The most advanced operations don’t choose one—they combine them. A hybrid approach, supported by research in the International Journal of Forecasting, leverages the strengths of both worlds.

For example, use a statistical model to produce an efficient, interpretable baseline forecast for all products. Then, for your top 20% of SKUs that drive 80% of revenue, overlay an ML model to refine the prediction based on complex drivers. This strategic combination of methodologies can yield superior results.

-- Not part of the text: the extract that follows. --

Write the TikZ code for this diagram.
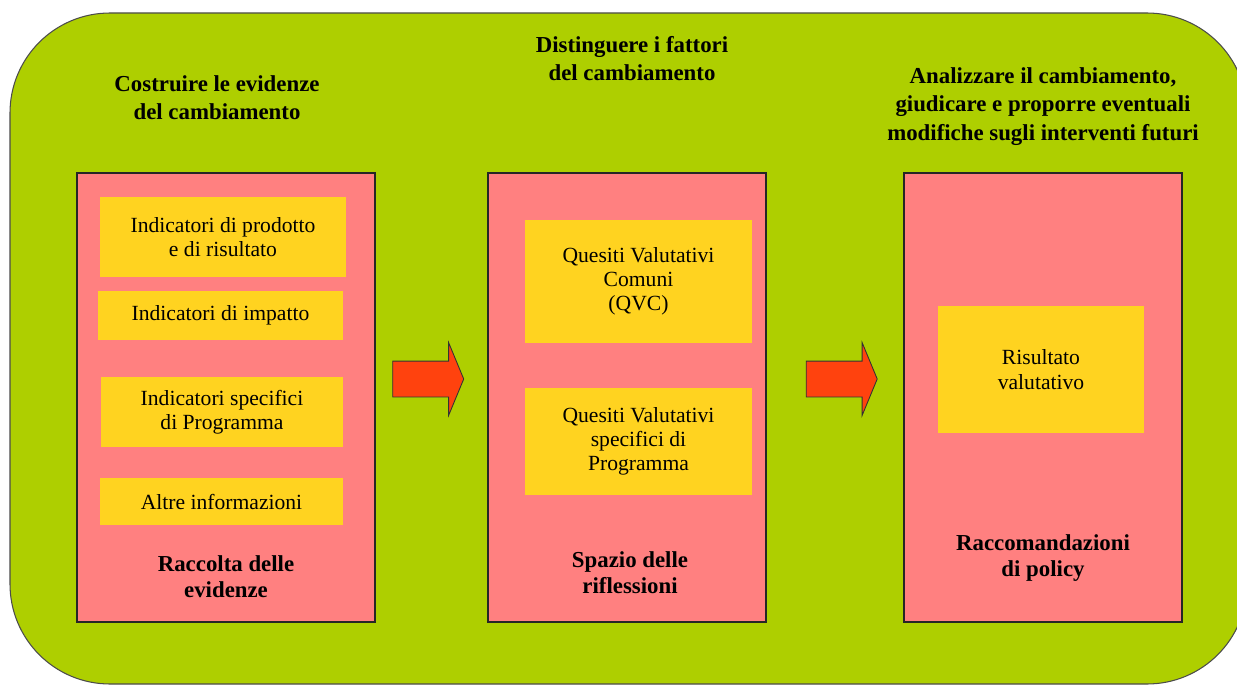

Another method uses ML to forecast the precise uplift from a promotion and applies it to a statistical baseline. A beverage company using this hybrid method reduced forecast error during promotional periods by 30% while keeping the core forecast interpretable for the finance team.

FAQs

Conclusion

The debate between statistical models and machine learning is not about crowning a universal winner. It’s a strategic decision based on your business context, data maturity, and goals. Statistical models offer transparency and reliability for well-understood patterns. Machine learning provides power to model complexity in dynamic environments, at a higher cost.

The future of demand forecasting is pragmatic and hybrid. By understanding these trade-offs, you can move from reactive guessing to proactive, data-driven planning. Start by benchmarking your current process, then pilot strategically.

The ultimate goal is a more agile, profitable, and customer-centric operation, built on a foundation of trustworthy data and informed expertise. Selecting the right forecasting approach is the critical first step on that journey.